[Plotting code records]
<<<<

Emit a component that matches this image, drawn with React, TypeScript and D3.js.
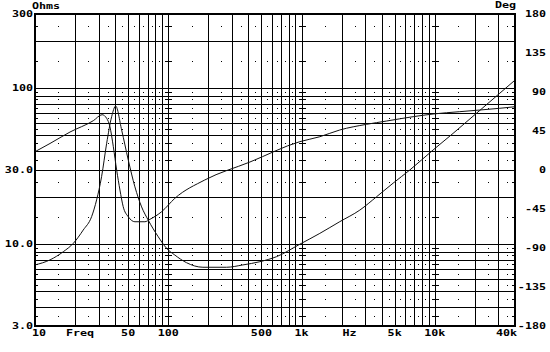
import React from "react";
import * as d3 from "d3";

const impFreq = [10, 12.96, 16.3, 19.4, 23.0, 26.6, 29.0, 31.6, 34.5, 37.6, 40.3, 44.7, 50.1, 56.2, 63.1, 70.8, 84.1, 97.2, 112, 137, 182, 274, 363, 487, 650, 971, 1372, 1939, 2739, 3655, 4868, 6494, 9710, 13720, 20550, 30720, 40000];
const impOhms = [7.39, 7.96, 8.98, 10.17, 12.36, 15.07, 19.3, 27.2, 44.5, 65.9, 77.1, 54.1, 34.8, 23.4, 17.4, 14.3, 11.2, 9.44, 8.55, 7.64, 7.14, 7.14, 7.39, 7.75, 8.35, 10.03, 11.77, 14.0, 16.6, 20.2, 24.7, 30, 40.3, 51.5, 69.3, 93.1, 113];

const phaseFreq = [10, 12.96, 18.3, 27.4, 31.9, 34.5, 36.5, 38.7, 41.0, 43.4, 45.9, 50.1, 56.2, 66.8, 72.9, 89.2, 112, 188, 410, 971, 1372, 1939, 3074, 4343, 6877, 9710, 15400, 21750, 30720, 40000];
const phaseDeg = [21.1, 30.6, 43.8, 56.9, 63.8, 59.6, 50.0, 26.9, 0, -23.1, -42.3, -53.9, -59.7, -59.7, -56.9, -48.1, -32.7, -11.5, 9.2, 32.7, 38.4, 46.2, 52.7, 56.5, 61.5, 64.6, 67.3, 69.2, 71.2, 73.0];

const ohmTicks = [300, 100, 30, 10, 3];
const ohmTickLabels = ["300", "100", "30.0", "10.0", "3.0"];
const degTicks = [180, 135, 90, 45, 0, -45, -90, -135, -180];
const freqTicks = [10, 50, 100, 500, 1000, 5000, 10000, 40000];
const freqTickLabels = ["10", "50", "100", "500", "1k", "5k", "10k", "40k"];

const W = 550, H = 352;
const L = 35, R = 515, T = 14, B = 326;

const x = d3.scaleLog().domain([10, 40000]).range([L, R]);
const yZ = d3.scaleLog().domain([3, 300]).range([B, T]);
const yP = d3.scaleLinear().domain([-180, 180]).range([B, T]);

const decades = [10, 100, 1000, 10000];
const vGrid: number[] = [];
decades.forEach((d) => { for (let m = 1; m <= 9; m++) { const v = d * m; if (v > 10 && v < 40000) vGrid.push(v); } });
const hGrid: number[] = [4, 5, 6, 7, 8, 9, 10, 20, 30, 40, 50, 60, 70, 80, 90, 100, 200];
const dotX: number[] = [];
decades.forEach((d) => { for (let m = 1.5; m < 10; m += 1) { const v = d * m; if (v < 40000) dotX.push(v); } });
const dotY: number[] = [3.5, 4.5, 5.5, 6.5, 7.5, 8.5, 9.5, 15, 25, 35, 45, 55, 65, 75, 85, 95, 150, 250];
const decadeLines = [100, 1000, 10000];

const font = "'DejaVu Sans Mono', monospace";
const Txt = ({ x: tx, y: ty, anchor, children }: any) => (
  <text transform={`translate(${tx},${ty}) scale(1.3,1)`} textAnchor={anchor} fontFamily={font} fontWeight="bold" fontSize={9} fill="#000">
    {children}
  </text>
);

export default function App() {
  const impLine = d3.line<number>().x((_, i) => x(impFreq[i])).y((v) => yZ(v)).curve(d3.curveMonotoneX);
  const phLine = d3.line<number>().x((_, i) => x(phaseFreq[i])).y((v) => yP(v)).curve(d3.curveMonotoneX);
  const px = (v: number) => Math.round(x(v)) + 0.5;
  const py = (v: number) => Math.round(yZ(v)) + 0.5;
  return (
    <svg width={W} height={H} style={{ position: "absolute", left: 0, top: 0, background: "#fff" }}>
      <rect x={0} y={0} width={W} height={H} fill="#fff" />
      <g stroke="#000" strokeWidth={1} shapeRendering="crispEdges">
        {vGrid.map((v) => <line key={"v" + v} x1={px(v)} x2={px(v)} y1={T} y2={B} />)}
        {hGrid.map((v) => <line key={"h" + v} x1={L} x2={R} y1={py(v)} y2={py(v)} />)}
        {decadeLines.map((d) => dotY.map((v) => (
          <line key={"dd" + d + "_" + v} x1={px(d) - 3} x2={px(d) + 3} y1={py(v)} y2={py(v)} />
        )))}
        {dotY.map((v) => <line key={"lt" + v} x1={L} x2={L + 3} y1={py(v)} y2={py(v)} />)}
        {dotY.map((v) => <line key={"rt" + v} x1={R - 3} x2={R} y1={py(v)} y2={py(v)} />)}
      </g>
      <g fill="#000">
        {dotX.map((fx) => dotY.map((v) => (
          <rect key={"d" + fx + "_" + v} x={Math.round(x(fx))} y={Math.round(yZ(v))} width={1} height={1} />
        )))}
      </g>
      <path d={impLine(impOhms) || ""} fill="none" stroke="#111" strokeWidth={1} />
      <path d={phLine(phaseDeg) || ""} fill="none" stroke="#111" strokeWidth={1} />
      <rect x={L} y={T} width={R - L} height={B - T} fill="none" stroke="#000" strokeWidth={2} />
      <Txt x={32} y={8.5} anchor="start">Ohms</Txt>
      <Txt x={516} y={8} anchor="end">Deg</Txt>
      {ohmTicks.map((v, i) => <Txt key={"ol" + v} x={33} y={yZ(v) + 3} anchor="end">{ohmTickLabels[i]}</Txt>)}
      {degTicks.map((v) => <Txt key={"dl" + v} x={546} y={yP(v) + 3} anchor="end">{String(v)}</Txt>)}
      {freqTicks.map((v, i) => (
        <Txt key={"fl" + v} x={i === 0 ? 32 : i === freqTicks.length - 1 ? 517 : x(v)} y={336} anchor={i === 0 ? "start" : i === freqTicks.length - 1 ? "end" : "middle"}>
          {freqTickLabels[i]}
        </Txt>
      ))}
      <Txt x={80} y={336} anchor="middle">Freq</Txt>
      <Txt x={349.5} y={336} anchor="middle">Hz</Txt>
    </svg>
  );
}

>>>>
<<<<

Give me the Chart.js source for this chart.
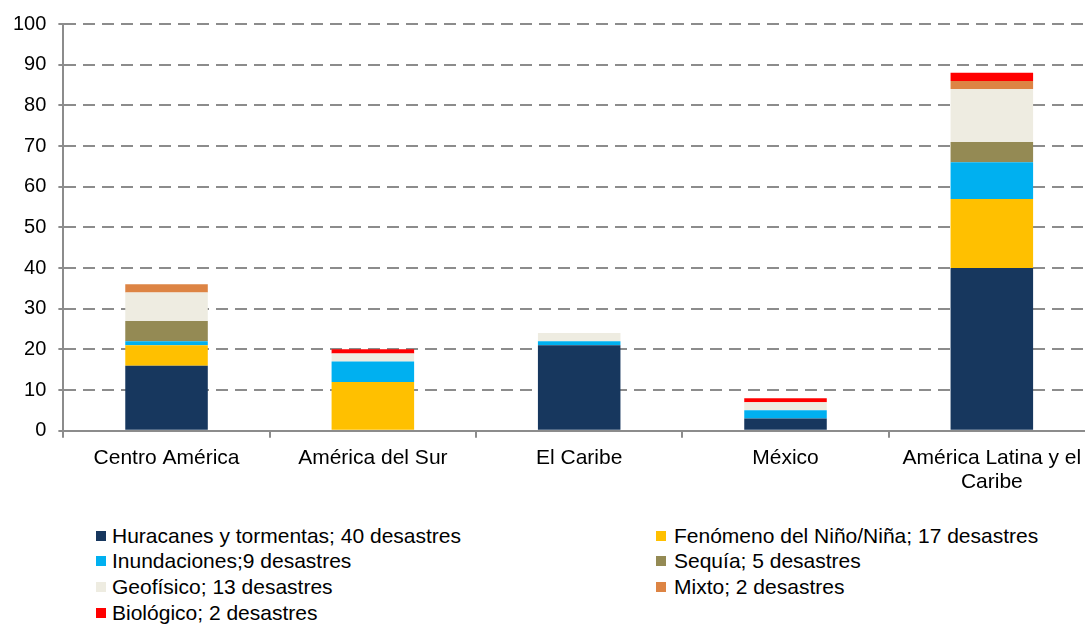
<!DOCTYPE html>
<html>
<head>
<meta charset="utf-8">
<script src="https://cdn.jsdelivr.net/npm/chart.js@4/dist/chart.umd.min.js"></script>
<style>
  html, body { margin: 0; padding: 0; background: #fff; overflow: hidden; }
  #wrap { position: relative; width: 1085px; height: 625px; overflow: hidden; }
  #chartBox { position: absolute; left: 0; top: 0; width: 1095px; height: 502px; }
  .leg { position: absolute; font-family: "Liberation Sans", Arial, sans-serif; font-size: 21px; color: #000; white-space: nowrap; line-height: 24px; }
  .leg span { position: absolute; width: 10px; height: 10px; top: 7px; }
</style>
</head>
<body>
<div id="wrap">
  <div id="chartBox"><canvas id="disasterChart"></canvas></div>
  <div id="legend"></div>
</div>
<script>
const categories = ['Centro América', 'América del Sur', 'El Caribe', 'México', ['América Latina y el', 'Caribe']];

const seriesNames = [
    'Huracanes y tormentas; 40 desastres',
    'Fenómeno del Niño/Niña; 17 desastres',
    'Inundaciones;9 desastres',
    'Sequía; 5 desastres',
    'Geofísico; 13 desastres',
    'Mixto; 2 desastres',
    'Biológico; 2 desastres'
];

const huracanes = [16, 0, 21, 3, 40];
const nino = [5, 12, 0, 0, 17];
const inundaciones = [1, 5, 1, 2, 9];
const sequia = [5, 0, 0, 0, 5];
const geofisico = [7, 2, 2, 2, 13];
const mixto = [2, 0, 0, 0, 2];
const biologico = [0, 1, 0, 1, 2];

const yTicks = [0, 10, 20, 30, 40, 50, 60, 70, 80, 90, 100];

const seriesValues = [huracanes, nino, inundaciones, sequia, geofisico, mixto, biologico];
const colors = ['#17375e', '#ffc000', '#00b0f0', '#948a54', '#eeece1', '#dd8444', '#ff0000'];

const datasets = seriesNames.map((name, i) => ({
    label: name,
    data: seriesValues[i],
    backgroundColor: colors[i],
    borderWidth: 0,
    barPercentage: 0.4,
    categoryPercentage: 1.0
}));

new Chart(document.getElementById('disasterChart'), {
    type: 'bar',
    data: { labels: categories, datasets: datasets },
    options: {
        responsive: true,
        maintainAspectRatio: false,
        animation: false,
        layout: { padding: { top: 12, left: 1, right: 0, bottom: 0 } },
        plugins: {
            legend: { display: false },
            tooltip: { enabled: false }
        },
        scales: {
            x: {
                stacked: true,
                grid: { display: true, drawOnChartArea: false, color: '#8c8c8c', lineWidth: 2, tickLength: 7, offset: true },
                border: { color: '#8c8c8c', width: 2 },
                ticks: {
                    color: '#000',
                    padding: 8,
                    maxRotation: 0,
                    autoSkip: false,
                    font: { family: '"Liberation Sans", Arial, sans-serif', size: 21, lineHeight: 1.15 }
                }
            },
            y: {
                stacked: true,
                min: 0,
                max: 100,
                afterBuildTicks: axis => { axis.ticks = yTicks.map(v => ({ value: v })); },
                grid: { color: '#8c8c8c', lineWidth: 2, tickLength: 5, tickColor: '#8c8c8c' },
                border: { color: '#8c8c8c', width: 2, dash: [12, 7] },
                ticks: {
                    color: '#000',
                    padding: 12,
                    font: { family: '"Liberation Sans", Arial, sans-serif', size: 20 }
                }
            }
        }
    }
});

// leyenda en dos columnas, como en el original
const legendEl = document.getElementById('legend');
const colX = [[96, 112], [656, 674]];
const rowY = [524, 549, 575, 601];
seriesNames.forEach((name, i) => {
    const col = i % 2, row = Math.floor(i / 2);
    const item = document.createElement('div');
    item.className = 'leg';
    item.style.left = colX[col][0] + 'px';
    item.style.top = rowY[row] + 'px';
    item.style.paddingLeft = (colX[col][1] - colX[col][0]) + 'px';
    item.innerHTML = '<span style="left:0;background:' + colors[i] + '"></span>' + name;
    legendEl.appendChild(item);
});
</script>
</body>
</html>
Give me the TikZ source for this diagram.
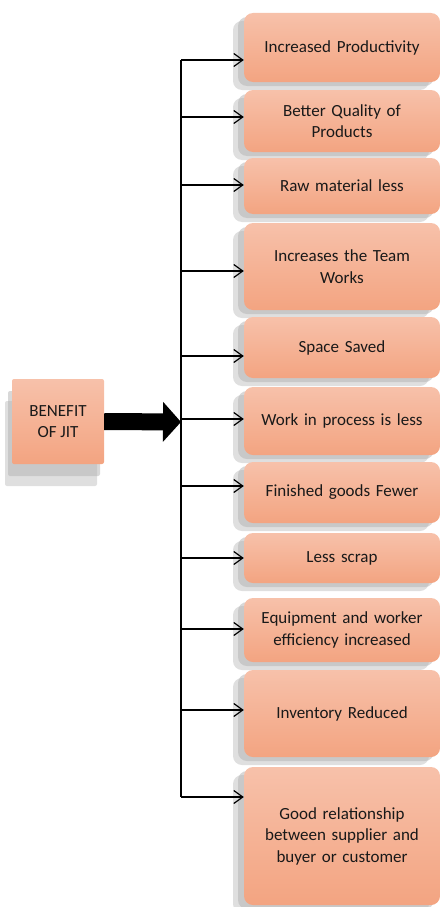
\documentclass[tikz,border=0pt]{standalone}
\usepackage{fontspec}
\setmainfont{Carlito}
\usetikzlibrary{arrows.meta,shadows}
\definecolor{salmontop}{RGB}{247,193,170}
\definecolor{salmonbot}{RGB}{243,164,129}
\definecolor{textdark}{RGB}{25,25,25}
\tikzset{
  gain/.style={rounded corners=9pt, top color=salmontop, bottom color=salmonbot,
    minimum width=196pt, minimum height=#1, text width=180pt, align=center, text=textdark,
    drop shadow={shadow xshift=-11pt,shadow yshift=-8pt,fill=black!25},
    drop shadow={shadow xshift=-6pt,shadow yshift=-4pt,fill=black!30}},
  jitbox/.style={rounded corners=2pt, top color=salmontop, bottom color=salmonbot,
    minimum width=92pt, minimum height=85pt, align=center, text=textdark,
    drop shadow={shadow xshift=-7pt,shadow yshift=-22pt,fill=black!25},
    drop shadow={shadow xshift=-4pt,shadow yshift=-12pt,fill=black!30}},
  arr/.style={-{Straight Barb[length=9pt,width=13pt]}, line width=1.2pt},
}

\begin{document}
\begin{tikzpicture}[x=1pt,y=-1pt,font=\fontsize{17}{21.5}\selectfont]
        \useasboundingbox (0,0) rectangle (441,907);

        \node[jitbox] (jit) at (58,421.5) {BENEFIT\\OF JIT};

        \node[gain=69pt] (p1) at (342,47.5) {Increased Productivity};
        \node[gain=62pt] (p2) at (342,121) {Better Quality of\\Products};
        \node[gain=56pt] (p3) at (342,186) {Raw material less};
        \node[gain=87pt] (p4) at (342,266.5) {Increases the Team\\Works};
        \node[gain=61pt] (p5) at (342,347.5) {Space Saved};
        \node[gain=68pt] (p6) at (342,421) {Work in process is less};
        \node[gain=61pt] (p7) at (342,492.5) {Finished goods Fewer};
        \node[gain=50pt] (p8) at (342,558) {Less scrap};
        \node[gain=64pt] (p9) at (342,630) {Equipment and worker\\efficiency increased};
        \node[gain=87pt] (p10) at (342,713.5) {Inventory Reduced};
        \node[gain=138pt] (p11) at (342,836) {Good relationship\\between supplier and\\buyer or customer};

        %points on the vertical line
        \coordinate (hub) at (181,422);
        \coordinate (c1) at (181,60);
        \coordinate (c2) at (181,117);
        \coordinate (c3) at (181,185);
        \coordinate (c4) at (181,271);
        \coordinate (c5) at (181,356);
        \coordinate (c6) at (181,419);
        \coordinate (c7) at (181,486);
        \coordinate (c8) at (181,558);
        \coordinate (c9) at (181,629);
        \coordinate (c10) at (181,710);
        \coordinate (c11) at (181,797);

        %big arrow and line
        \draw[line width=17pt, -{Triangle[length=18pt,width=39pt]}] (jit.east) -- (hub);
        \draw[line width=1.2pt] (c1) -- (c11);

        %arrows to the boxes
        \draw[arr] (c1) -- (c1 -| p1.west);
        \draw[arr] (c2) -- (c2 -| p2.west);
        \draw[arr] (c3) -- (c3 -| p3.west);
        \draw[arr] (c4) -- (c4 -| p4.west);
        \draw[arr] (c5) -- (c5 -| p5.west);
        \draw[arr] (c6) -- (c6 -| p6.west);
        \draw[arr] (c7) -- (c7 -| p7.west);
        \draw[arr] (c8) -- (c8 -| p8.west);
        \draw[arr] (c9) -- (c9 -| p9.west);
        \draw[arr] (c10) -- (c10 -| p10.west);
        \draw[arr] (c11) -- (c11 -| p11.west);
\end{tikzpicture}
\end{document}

>>>>

-- To be done --
Without the pictures, write out exactly the lines from the one that has "Emit a component" down to the one that has "69.2, 71.2, 73.0];", both included.

-- Output below --
Emit a component that matches this image, drawn with React, TypeScript and D3.js.
import React from "react";
import * as d3 from "d3";

const impFreq = [10, 12.96, 16.3, 19.4, 23.0, 26.6, 29.0, 31.6, 34.5, 37.6, 40.3, 44.7, 50.1, 56.2, 63.1, 70.8, 84.1, 97.2, 112, 137, 182, 274, 363, 487, 650, 971, 1372, 1939, 2739, 3655, 4868, 6494, 9710, 13720, 20550, 30720, 40000];
const impOhms = [7.39, 7.96, 8.98, 10.17, 12.36, 15.07, 19.3, 27.2, 44.5, 65.9, 77.1, 54.1, 34.8, 23.4, 17.4, 14.3, 11.2, 9.44, 8.55, 7.64, 7.14, 7.14, 7.39, 7.75, 8.35, 10.03, 11.77, 14.0, 16.6, 20.2, 24.7, 30, 40.3, 51.5, 69.3, 93.1, 113];

const phaseFreq = [10, 12.96, 18.3, 27.4, 31.9, 34.5, 36.5, 38.7, 41.0, 43.4, 45.9, 50.1, 56.2, 66.8, 72.9, 89.2, 112, 188, 410, 971, 1372, 1939, 3074, 4343, 6877, 9710, 15400, 21750, 30720, 40000];
const phaseDeg = [21.1, 30.6, 43.8, 56.9, 63.8, 59.6, 50.0, 26.9, 0, -23.1, -42.3, -53.9, -59.7, -59.7, -56.9, -48.1, -32.7, -11.5, 9.2, 32.7, 38.4, 46.2, 52.7, 56.5, 61.5, 64.6, 67.3, 69.2, 71.2, 73.0];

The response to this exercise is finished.